In an effort to teach educators a lesson about the importance of summer vacation, a Whitnall High School student and his father have filed a lawsuit against the boy's math teacher that seeks to bar teachers from requiring homework over the summer.

In the lawsuit, 17-year-old Peer Larson and his father, Bruce Larson of Hales Corners, argue that school officials have no legal authority to make students do homework over the summer because the state-required 180-day school year is over.

"It is poor public policy," Bruce Larson argues in the lawsuit. "These students are still children, yet they are subjected to increasing pressure to perform to ever-higher standards in numerous theaters.

"Come summer, they need a break."

Granted I don't remember having any homework over the summer when I was in high school (which really wasn't all that long ago), but still... get over yourself. Next you'll be saying that there shouldn't be any homework even during the school year. Oh wait... they're about to start doing that in a district in Britain (hat tip to DailyPundit):

A comprehensive school in Wiltshire has just written off homework for 12 year olds deeming it, and the national curriculum, a "dinosaur".

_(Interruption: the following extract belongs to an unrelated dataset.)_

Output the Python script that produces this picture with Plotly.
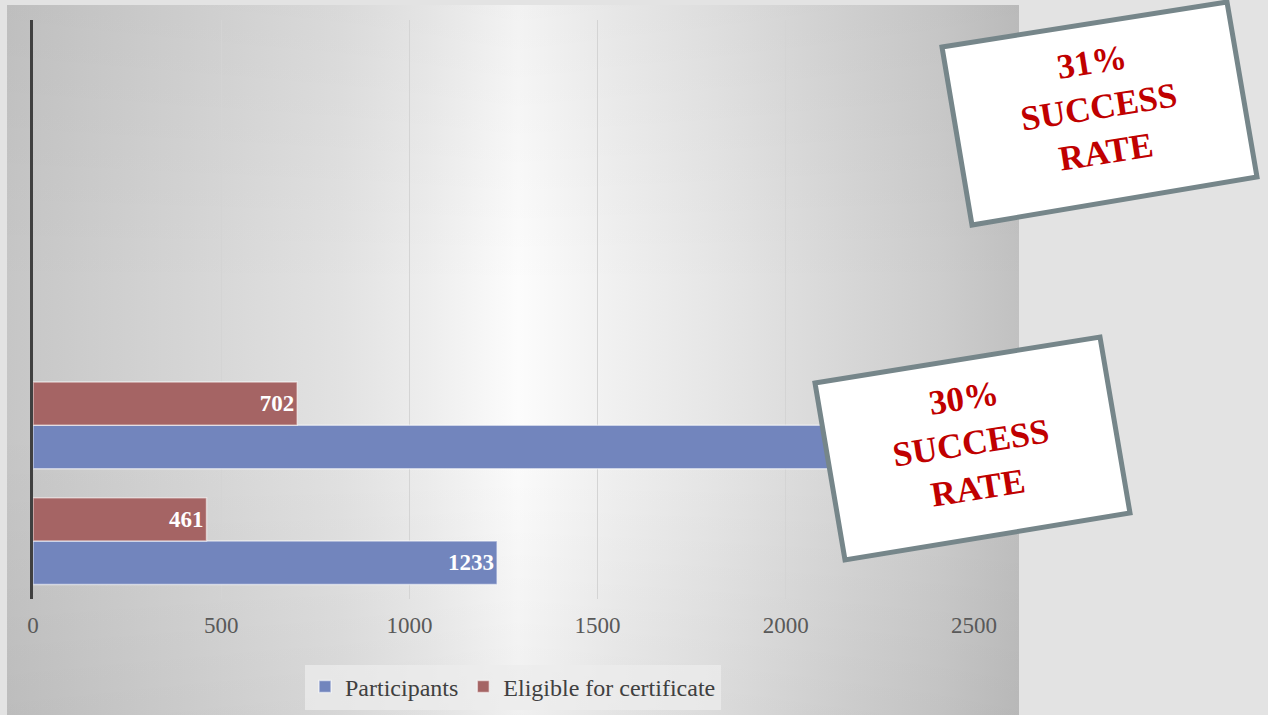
import base64
import plotly.graph_objects as go

# ---------------- data ----------------
categories = ["Cohort 1", "Cohort 2"]
participants = [1233, 2340]
eligible = [461, 702]
x_ticks = [0, 500, 1000, 1500, 2000, 2500]
callout_texts = ["30%<br>SUCCESS<br>RATE", "31%<br>SUCCESS<br>RATE"]

# ---------------- layout geometry ----------------
W, H = 1268, 715
L, R, T, B = 33, 294, 20, 116
PW, PH = W - L - R, H - T - B

SERIF = "Palatino Linotype, Book Antiqua, Palatino, Liberation Serif, serif"


def pp(x, y):
    """pixel -> paper coordinates"""
    return (x - L) / PW, 1 - (y - T) / PH


def poly_path(pts):
    s = ""
    for i, (x, y) in enumerate(pts):
        fx, fy = pp(x, y)
        s += ("M" if i == 0 else "L") + f"{fx:.5f},{fy:.5f}"
    return s + "Z"


# background gradient for chart area (SVG data URI)
cw, ch = 1012, 710
stops_h = [(0.0, "#c6c6c6"), (0.19, "#d6d6d6"), (0.33, "#e2e2e2"),
           (0.42, "#eeeeee"), (0.505, "#fcfcfc"), (0.6, "#f0f0f0"),
           (0.7, "#e6e6e6"), (0.8, "#dadada"), (0.92, "#cdcdcd"),
           (1.0, "#c1c1c1")]
stop_str = "".join(f"<stop offset='{o}' stop-color='{c}'/>" for o, c in stops_h)
svg = f"""<svg xmlns='http://www.w3.org/2000/svg' width='{cw}' height='{ch}' viewBox='0 0 {cw} {ch}' preserveAspectRatio='none'>
<defs>
<linearGradient id='h' x1='0' y1='0' x2='1' y2='0'>{stop_str}</linearGradient>
<linearGradient id='v' x1='0' y1='0' x2='0' y2='1'>
<stop offset='0' stop-color='#000' stop-opacity='0.04'/>
<stop offset='0.4' stop-color='#000' stop-opacity='0'/>
<stop offset='0.6' stop-color='#000' stop-opacity='0'/>
<stop offset='1' stop-color='#000' stop-opacity='0.05'/>
</linearGradient>
</defs>
<rect width='{cw}' height='{ch}' fill='url(#h)'/>
<rect width='{cw}' height='{ch}' fill='url(#v)'/>
</svg>"""
svg_uri = "data:image/svg+xml;base64," + base64.b64encode(svg.encode()).decode()

fig = go.Figure()

bar_line = dict(color="rgba(255,255,255,0.55)", width=1.5)
label_font = dict(family=SERIF, size=23, color="white", weight="bold")

fig.add_trace(go.Bar(
    y=categories, x=participants, orientation="h", name="Participants",
    marker=dict(color="#7285bd", line=bar_line),
    text=participants, textposition="inside", insidetextanchor="end",
    textfont=label_font, cliponaxis=False,
))
fig.add_trace(go.Bar(
    y=categories, x=eligible, orientation="h", name="Eligible for certificate",
    marker=dict(color="#a56464", line=bar_line),
    text=eligible, textposition="inside", insidetextanchor="end",
    textfont=label_font, cliponaxis=False,
))

# callout boxes (rotated rectangles)
box1 = [(815, 383), (1100, 337), (1130, 513), (845, 560)]
box2 = [(942, 47), (1227, 2), (1257, 177), (972, 225)]
shapes = []
for box in (box1, box2):
    shapes.append(dict(type="path", xref="paper", yref="paper",
                       path=poly_path(box), fillcolor="white",
                       line=dict(color="#76868a", width=5), layer="above"))

annotations = []
for (cx, cy), txt in zip([(971, 443), (1099, 107)], callout_texts):
    fx, fy = pp(cx, cy)
    annotations.append(dict(xref="paper", yref="paper", x=fx, y=fy,
                            text=txt, showarrow=False, textangle=-9,
                            xanchor="center", yanchor="middle",
                            font=dict(family=SERIF, size=35, color="#c00000",
                                      weight="bold")))

ix, iy = pp(7, 5)
ix2, iy2 = pp(1019, 715)
images = [dict(source=svg_uri, xref="paper", yref="paper", x=ix, y=iy,
               sizex=ix2 - ix, sizey=iy - iy2, xanchor="left", yanchor="top",
               sizing="stretch", layer="below")]

lx, ly = pp(513, 687)

fig.update_layout(
    width=W, height=H,
    margin=dict(l=L, r=R, t=T, b=B, autoexpand=False),
    paper_bgcolor="#e3e3e3",
    plot_bgcolor="rgba(0,0,0,0)",
    barmode="group", bargap=0.25, bargroupgap=0,
    font=dict(family=SERIF, color="#404040"),
    showlegend=True,
    legend=dict(orientation="h", x=lx, y=ly, xanchor="center", yanchor="middle",
                bgcolor="rgba(236,236,236,0.75)", borderwidth=0,
                font=dict(family=SERIF, size=24, color="#404040"),
                traceorder="normal"),
    xaxis=dict(range=[0, 2500], tickvals=x_ticks, showgrid=True,
               gridcolor="#d4d4d4", gridwidth=1, zeroline=False, showline=False,
               ticks="", ticklabelstandoff=10,
               tickfont=dict(family=SERIF, size=23, color="#595959"),
               fixedrange=True),
    yaxis=dict(type="category", range=[-0.5, 4.5], showticklabels=False,
               showgrid=False, zeroline=False, showline=True,
               linecolor="#404040", linewidth=3, ticks="", fixedrange=True),
    shapes=shapes, annotations=annotations, images=images,
)

fig.write_html("out.html", config={"displayModeBar": False},
               post_script="document.body.style.margin='0';document.body.style.background='#e3e3e3';")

Dr Patrick Hazlewood, head of the 1,450-strong St John's School in Marlborough, wants students to "manage their own learning" so that they learn to love learning for learning's sake.

Right... because we all remember how we went that extra mile to do even more research and homework than was assigned to us anyway. If students are going to manage their own learning, why bother with schools in the first place? What are teachers and principals for, if not to manage learning?